Figure scripts

========

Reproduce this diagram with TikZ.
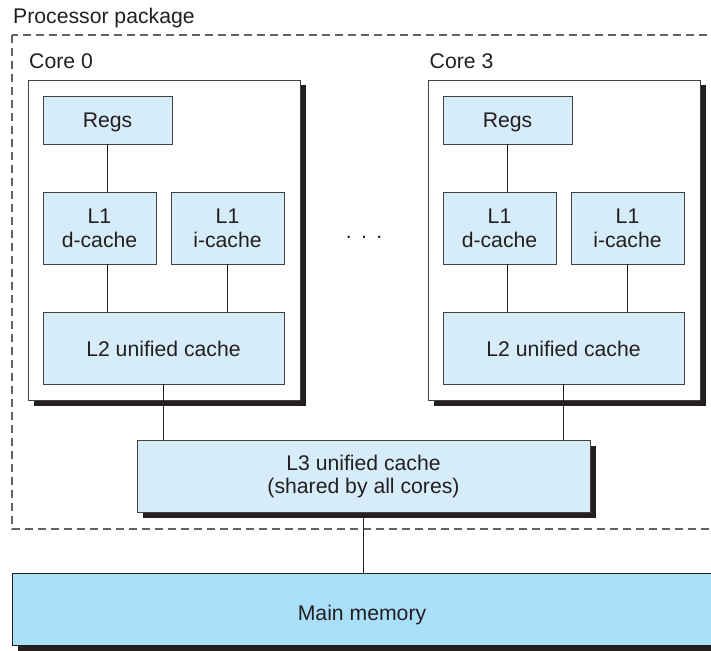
\documentclass[tikz,border=0pt]{standalone}
\usepackage{fontspec}
\setmainfont{Liberation Sans}
\usepackage{xcolor}
\usetikzlibrary{positioning, shadows}
\definecolor{cachefill}{HTML}{D6EDF9}
\definecolor{memfill}{HTML}{A9DFF9}
\definecolor{ink}{HTML}{231F20}
\tikzset{
  bayang/.style={drop shadow={shadow xshift=5.5pt, shadow yshift=-5.5pt,
    fill=ink, opacity=1}},
  cachebox/.style={rectangle, draw=ink!85, line width=0.9pt, fill=cachefill,
    align=center, inner sep=0pt},
  corebox/.style={rectangle, draw=ink!85, line width=0.9pt, fill=white, bayang,
    minimum width=272pt, minimum height=320pt},
  membox/.style={rectangle, draw=ink, line width=0.9pt, fill=memfill, bayang,
    inner sep=0pt, text height=23pt, text depth=0pt,
    minimum width=700pt, minimum height=72pt},
  regsbox/.style={cachebox, text depth=0pt, minimum width=129pt, minimum height=48pt},
  l1box/.style={cachebox, minimum width=113pt, minimum height=72pt},
  l2box/.style={cachebox, text height=17.5pt, text depth=0pt,
    minimum width=241pt, minimum height=72pt},
  lbl/.style={anchor=base west, inner sep=0pt},
  link/.style={draw=ink, line width=1.1pt},
  pkgline/.style={draw=ink!70, line width=1.1pt, dash pattern=on 8pt off 5pt}
}

\begin{document}
\begin{tikzpicture}[x=1pt, y=-1pt, font=\fontsize{21.2}{23.8}\selectfont, text=ink]
  \useasboundingbox (0,0) rectangle (711,650);
  \clip (0,0) rectangle (711,650);

  % processor package
  \draw[pkgline] (12,35) rectangle (730,529);
  \node[lbl] (pkglbl) at (13,23.5) {Processor package};

  % core 0
  \node[corebox] (core0) at (164,240) {};
  \node[lbl] (core0lbl) at (29,68.5) {Core 0};
  \node[regsbox] (regs0) at (107.5,120) {Regs};
  \node[l1box] (l1d0) at (99.5,228) {L1\\d-cache};
  \node[l1box] (l1i0) at (227.5,228) {L1\\i-cache};
  \node[l2box] (l2c0) at (163.5,348) {L2 unified cache};
  \draw[link] (regs0.south) -- (regs0.south |- l1d0.north);
  \draw[link] (regs0.south |- l1d0.south) -- (regs0.south |- l2c0.north);
  \draw[link] (l1i0.south) -- (l1i0.south |- l2c0.north);

  % core 3
  \node[corebox] (core3) at (564,240) {};
  \node[lbl] (core3lbl) at (429.5,68.5) {Core 3};
  \node[regsbox] (regs3) at (507.5,120) {Regs};
  \node[l1box] (l1d3) at (499.5,228) {L1\\d-cache};
  \node[l1box] (l1i3) at (627.5,228) {L1\\i-cache};
  \node[l2box] (l2c3) at (563.5,348) {L2 unified cache};
  \draw[link] (regs3.south) -- (regs3.south |- l1d3.north);
  \draw[link] (regs3.south |- l1d3.south) -- (regs3.south |- l2c3.north);
  \draw[link] (l1i3.south) -- (l1i3.south |- l2c3.north);

  \node (dots) at (364,237) {.\hspace{9.3pt}.\hspace{9.3pt}.};

  % shared cache and memory
  \node[cachebox, bayang, minimum width=453pt, minimum height=72pt] (l3) at (363.5,476.5)
    {L3 unified cache\\(shared by all cores)};
  \node[membox] (mem) at (362,609) {Main memory};
  \draw[link] (l2c0.south) -- (l2c0.south |- l3.north);
  \draw[link] (l2c3.south) -- (l2c3.south |- l3.north);
  \draw[link] (l3.south) -- (l3.south |- mem.north);
\end{tikzpicture}
\end{document}
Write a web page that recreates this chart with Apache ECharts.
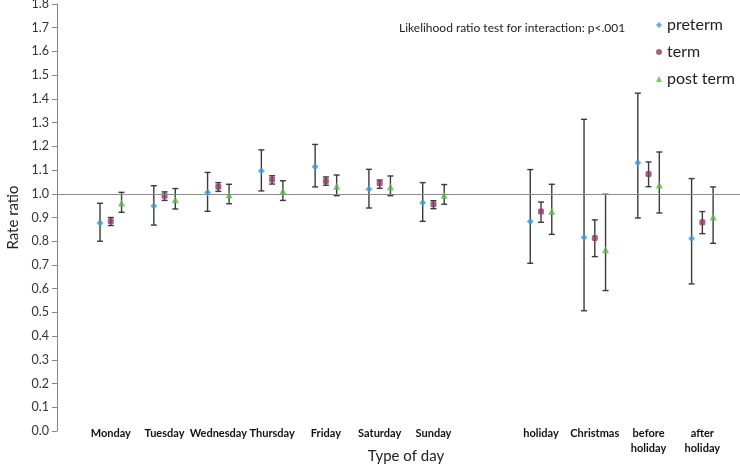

========

WHAT IS ASKED: Leave out the pictures and give the listing above again exactly.

EXPECTED OUTPUT:
Reproduce this diagram with TikZ.
\documentclass[tikz,border=0pt]{standalone}
\usepackage{fontspec}
\setmainfont{Liberation Sans}
\usepackage{xcolor}
\usetikzlibrary{positioning, shadows}
\definecolor{cachefill}{HTML}{D6EDF9}
\definecolor{memfill}{HTML}{A9DFF9}
\definecolor{ink}{HTML}{231F20}
\tikzset{
  bayang/.style={drop shadow={shadow xshift=5.5pt, shadow yshift=-5.5pt,
    fill=ink, opacity=1}},
  cachebox/.style={rectangle, draw=ink!85, line width=0.9pt, fill=cachefill,
    align=center, inner sep=0pt},
  corebox/.style={rectangle, draw=ink!85, line width=0.9pt, fill=white, bayang,
    minimum width=272pt, minimum height=320pt},
  membox/.style={rectangle, draw=ink, line width=0.9pt, fill=memfill, bayang,
    inner sep=0pt, text height=23pt, text depth=0pt,
    minimum width=700pt, minimum height=72pt},
  regsbox/.style={cachebox, text depth=0pt, minimum width=129pt, minimum height=48pt},
  l1box/.style={cachebox, minimum width=113pt, minimum height=72pt},
  l2box/.style={cachebox, text height=17.5pt, text depth=0pt,
    minimum width=241pt, minimum height=72pt},
  lbl/.style={anchor=base west, inner sep=0pt},
  link/.style={draw=ink, line width=1.1pt},
  pkgline/.style={draw=ink!70, line width=1.1pt, dash pattern=on 8pt off 5pt}
}

\begin{document}
\begin{tikzpicture}[x=1pt, y=-1pt, font=\fontsize{21.2}{23.8}\selectfont, text=ink]
  \useasboundingbox (0,0) rectangle (711,650);
  \clip (0,0) rectangle (711,650);

  % processor package
  \draw[pkgline] (12,35) rectangle (730,529);
  \node[lbl] (pkglbl) at (13,23.5) {Processor package};

  % core 0
  \node[corebox] (core0) at (164,240) {};
  \node[lbl] (core0lbl) at (29,68.5) {Core 0};
  \node[regsbox] (regs0) at (107.5,120) {Regs};
  \node[l1box] (l1d0) at (99.5,228) {L1\\d-cache};
  \node[l1box] (l1i0) at (227.5,228) {L1\\i-cache};
  \node[l2box] (l2c0) at (163.5,348) {L2 unified cache};
  \draw[link] (regs0.south) -- (regs0.south |- l1d0.north);
  \draw[link] (regs0.south |- l1d0.south) -- (regs0.south |- l2c0.north);
  \draw[link] (l1i0.south) -- (l1i0.south |- l2c0.north);

  % core 3
  \node[corebox] (core3) at (564,240) {};
  \node[lbl] (core3lbl) at (429.5,68.5) {Core 3};
  \node[regsbox] (regs3) at (507.5,120) {Regs};
  \node[l1box] (l1d3) at (499.5,228) {L1\\d-cache};
  \node[l1box] (l1i3) at (627.5,228) {L1\\i-cache};
  \node[l2box] (l2c3) at (563.5,348) {L2 unified cache};
  \draw[link] (regs3.south) -- (regs3.south |- l1d3.north);
  \draw[link] (regs3.south |- l1d3.south) -- (regs3.south |- l2c3.north);
  \draw[link] (l1i3.south) -- (l1i3.south |- l2c3.north);

  \node (dots) at (364,237) {.\hspace{9.3pt}.\hspace{9.3pt}.};

  % shared cache and memory
  \node[cachebox, bayang, minimum width=453pt, minimum height=72pt] (l3) at (363.5,476.5)
    {L3 unified cache\\(shared by all cores)};
  \node[membox] (mem) at (362,609) {Main memory};
  \draw[link] (l2c0.south) -- (l2c0.south |- l3.north);
  \draw[link] (l2c3.south) -- (l2c3.south |- l3.north);
  \draw[link] (l3.south) -- (l3.south |- mem.north);
\end{tikzpicture}
\end{document}
Write a web page that recreates this chart with Apache ECharts.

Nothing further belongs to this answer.